For us Western Europeans, the Christian religion has expressed this ancient, and, as I consider, obvious dichotomy in terms of breath-taking simplicity and sublimity. It was not the first word on the subject, nor will it be the last; but it is still our word. I accept it. I believe, as is written in the New Testament, that if we would save our lives we must lose them, that we cannot live by bread alone; that we must die in the flesh to be reborn in the spirit, and that the flesh lusts contrary to the spirit and the spirit contrary to the flesh; that God cannot see a sparrow fall to the ground without concern, and has counted the hairs of each head, so that all that lives deserves our respect and reverence, and no one man can conceivably be more important, of greater significance, or in any way more deserving of consideration than any other.
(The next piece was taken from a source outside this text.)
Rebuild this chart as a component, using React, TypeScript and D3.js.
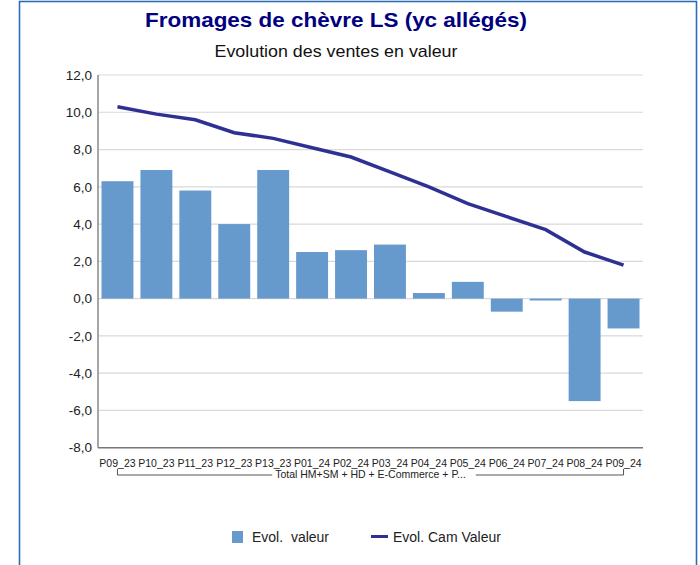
import React, { useRef, useEffect } from "react";
import * as d3 from "d3";

const periods = ["P09_23", "P10_23", "P11_23", "P12_23", "P13_23", "P01_24", "P02_24", "P03_24", "P04_24", "P05_24", "P06_24", "P07_24", "P08_24", "P09_24"];
const evolValeur = [6.3, 6.9, 5.8, 4.0, 6.9, 2.5, 2.6, 2.9, 0.3, 0.9, -0.7, -0.1, -5.5, -1.6];
const evolCam = [10.3, 9.9, 9.6, 8.9, 8.6, 8.1, 7.6, 6.8, 6.0, 5.1, 4.4, 3.7, 2.5, 1.8];
const yTicks = [12, 10, 8, 6, 4, 2, 0, -2, -4, -6, -8];
const groupLabel = "Total HM+SM + HD + E-Commerce + P...";

export default function App() {
  const svgRef = useRef<SVGSVGElement>(null);

  useEffect(() => {
    const svg = d3.select(svgRef.current);
    svg.selectAll("*").remove();

    const H = 565;
    const left = 98, right = 643, top = 75, bottom = 447.7;
    const font = "Tahoma, 'Liberation Sans', Arial, sans-serif";

    // frame
    svg.append("rect").attr("x", 19.5).attr("y", 1.5).attr("width", 677).attr("height", H + 5)
      .attr("fill", "#fff").attr("stroke", "#2f6db3").attr("stroke-width", 1.6);

    svg.append("text").attr("x", 336).attr("y", 27).attr("text-anchor", "middle")
      .attr("font-family", font).attr("font-weight", "bold").attr("font-size", 21)
      .attr("textLength", 382).attr("lengthAdjust", "spacingAndGlyphs")
      .attr("fill", "#000080").text("Fromages de chèvre LS (yc allégés)");
    svg.append("text").attr("x", 336).attr("y", 56.5).attr("text-anchor", "middle")
      .attr("font-family", font).attr("font-size", 17)
      .attr("textLength", 243).attr("lengthAdjust", "spacingAndGlyphs")
      .attr("fill", "#111").text("Evolution des ventes en valeur");

    const x = d3.scaleBand().domain(periods).range([left, right]).paddingInner(0.18).paddingOuter(0.09);
    const y = d3.scaleLinear().domain([-8, 12]).range([bottom, top]);

    const g = svg.append("g");

    // gridlines
    g.selectAll(".grid").data(yTicks.filter(t => t !== -8)).enter().append("line")
      .attr("x1", left).attr("x2", right)
      .attr("y1", d => y(d)).attr("y2", d => y(d))
      .attr("stroke", "#d9d9d9").attr("stroke-width", 1.2);

    // y tick labels
    g.selectAll(".ytick").data(yTicks).enter().append("text")
      .attr("x", 92).attr("y", d => y(d)).attr("dy", "0.35em")
      .attr("text-anchor", "end").attr("font-family", font).attr("font-size", 13.5)
      .attr("fill", "#222").text(d => d3.format(".1f")(d).replace(".", ",").replace("−", "-"));

    // bars
    g.selectAll(".bar").data(evolValeur).enter().append("rect")
      .attr("x", (d, i) => x(periods[i])!)
      .attr("width", x.bandwidth())
      .attr("y", d => y(Math.max(0, d)))
      .attr("height", d => Math.abs(y(d) - y(0)))
      .attr("fill", "#6699cc");

    // axes lines
    g.append("line").attr("x1", left).attr("x2", left).attr("y1", top).attr("y2", bottom)
      .attr("stroke", "#888").attr("stroke-width", 1.5);
    g.append("line").attr("x1", left).attr("x2", right).attr("y1", bottom).attr("y2", bottom)
      .attr("stroke", "#777").attr("stroke-width", 1.5);

    // cam line
    const line = d3.line<number>()
      .x((d, i) => x(periods[i])! + x.bandwidth() / 2)
      .y(d => y(d));
    g.append("path").datum(evolCam).attr("d", line).attr("fill", "none")
      .attr("stroke", "#2e3192").attr("stroke-width", 3.5);

    // category labels
    g.selectAll(".xlab").data(periods).enter().append("text")
      .attr("x", d => x(d)! + x.bandwidth() / 2).attr("y", 467)
      .attr("text-anchor", "middle").attr("font-family", font).attr("font-size", 10.5)
      .attr("fill", "#222").text(d => d);

    // group bracket
    const x0 = x(periods[0])! + x.bandwidth() / 2;
    const x1 = x(periods[periods.length - 1])! + x.bandwidth() / 2;
    const gt = g.append("text").attr("x", (x0 + x1) / 2).attr("y", 478)
      .attr("text-anchor", "middle").attr("font-family", font).attr("font-size", 10.5)
      .attr("fill", "#222").text(groupLabel);
    const tw = (gt.node() as SVGTextElement).getComputedTextLength();
    const mid = (x0 + x1) / 2;
    const by = 475;
    g.append("path")
      .attr("d", `M${x0},469V${by}H${mid - tw / 2 - 3}M${mid + tw / 2 + 10},${by}H${x1}V469`)
      .attr("fill", "none").attr("stroke", "#555").attr("stroke-width", 1);

    // legend
    svg.append("rect").attr("x", 232).attr("y", 531).attr("width", 11).attr("height", 12).attr("fill", "#6699cc");
    svg.append("text").attr("x", 252).attr("y", 541.5).attr("font-family", font).attr("font-size", 14)
      .attr("fill", "#222").style("white-space", "pre").text("Evol.  valeur");
    svg.append("line").attr("x1", 371).attr("x2", 388).attr("y1", 536.5).attr("y2", 536.5)
      .attr("stroke", "#2e3192").attr("stroke-width", 3);
    svg.append("text").attr("x", 393).attr("y", 541.5).attr("font-family", font).attr("font-size", 14)
      .attr("fill", "#222").text("Evol. Cam Valeur");
  }, []);

  return (
    <svg ref={svgRef} width={700} height={565}
      style={{ position: "absolute", left: 0, top: 0, background: "#fff" }} />
  );
}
God is our father, we are his children, and so one family, brothers and sisters together.
It is true that these basic propositions of Christianity have got cluttered up with dogma of various kinds which I find often incomprehensible, irrelevant and even repugnant. All the same, I should be proud and happy to be able to call myself a Christian; to dare to measure myself against that sublimely high standard of human values and human behaviour. In this I take comfort from another saying of Pascal, thrown out like a lifeline to all sceptical minds throughout the ages—that whoever looks for God has found him.
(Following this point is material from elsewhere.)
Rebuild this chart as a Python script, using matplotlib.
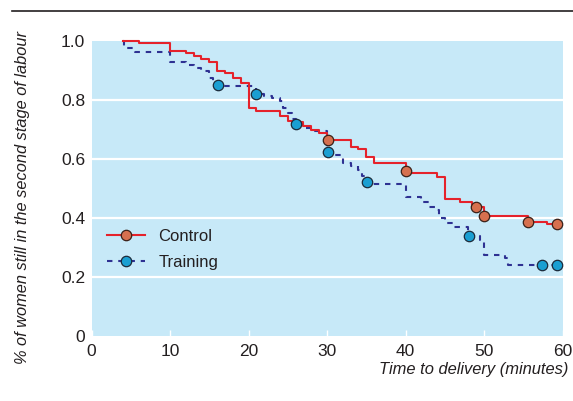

At its most obscurantist and debased, the Christian position still seems to me preferable to any scientific-materialist one, however cogent and enlightened. The evangelist with his lurid tract, calling upon me to repent for the Day of Judgment is at hand, is a burning and shining light compared with the eugenist who claims the right to decide in his broiler-house mind which lives should be protracted and which must be put out; or with the colporteurs of sterility who so complacently and self-righteously display their assortment of contraceptives to the so called 'backward' peoples of the world as our civilisation's noblest achievement and most precious gift.
The absurdities of the kingdom of heaven, as conceived in the minds of simple believers, are obvious enough—pearly gates, angelic choirs, golden crowns and shining raiment. But what are we to think of the sheer imbecility of the kingdom of heaven on earth, as envisaged and recommended by the most authoritative and powerful voices of our time? Wealth increasing for evermore, and its beneficiaries, rich in hire-purchase, stupefied with the tclly and with sex, comprehensively educated, told by Professor Hoyle how the world began and by Bertrand Russell how it will end; venturing forth on the broad highways, three lanes a side, with lay-bye to rest in and birth pills to keep them intacta, if not virgo,blood spattering the tarmac as an extra thrill; heaven Iying about them in the supermarket, the rainbow ending in the nearest bingo hall, leisure burgeoning out in multitudinous shining aerials rising like dreaming spires into the sky; happiness in as many colours as there are pills—green and yellow and blue and red and shining white; many mansions, mansions of light and chromium, climbing ever upwards. This kingdom, surely, can only be for posterity an unending source of wry derision—always assuming there is to be any posterity. The backdrop, after all, is the mushroom cloud; as the Gadarene herd frisk and frolic they draw ever nearer to the cliff's precipitous edge.
I recognise, of course, that this statement of belief is partly governed by the circumstance that I am old, and in at most a decade or so will be dead. In earlier years I should doubtless have expressed things differently. Now the prospect of death overshadows all others. I am like a man on a sea voyage nearing his destination. When I embarked I worried about having a cabin with a porthole, whether I should be asked to sit at the captain's table, who were the more attractive and important passengers. All such considerations become pointless when I shall so soon be disembarking.
As I do not believe that earthly life can bring any lasting satisfaction, the prospect of death holds no terrors. Those saints who pronounced themselves in love with death displayed, I consider, the best of sense; not a Freudian death-wish. The world that I shall soon be leaving seems more than ever beautiful; especially its remoter parts, grass and trees and sea and rivers and little streams and sloping hills, where the image of eternity is more clearly stamped than among streets and houses. Those I love I can love even more, since I have nothing to ask of them but their love; the passion to accumulate possessions, or to be noticed and important, is too evidently absurd to be any longer entertained.
A sense of how extraordinarily happy I have been, and of enormous gratitude to my creator, overwhelms me often. I believe with a passionate, unshakable conviction that in all circumstances and at all times life is a blessed gift; that the spirit which animates it is one of love, not hate or indifference, of light, not darkness, of creativity, not destruction, of order, not chaos; that, since all life—men, creatures, plants, as well as insensate matter—and all that is known about it, now and henceforth, have been benevolently, not malevolently, conceived, when the eyes see no more and the mind thinks no more, and this hand now writing is inert, whatever lies beyond will similarly be benevolently, not malevolently or indifferently, conceived. If it is nothing, then for nothingness I offer thanks; if another mode of existence, with this old worn-out husk of a body left behind, like a butterfly extricating itself from its chrysalis, and this floundering muddled mind, now at best seeing through a glass darkly, given a longer range and a new precision, then for that likewise I offer thanks.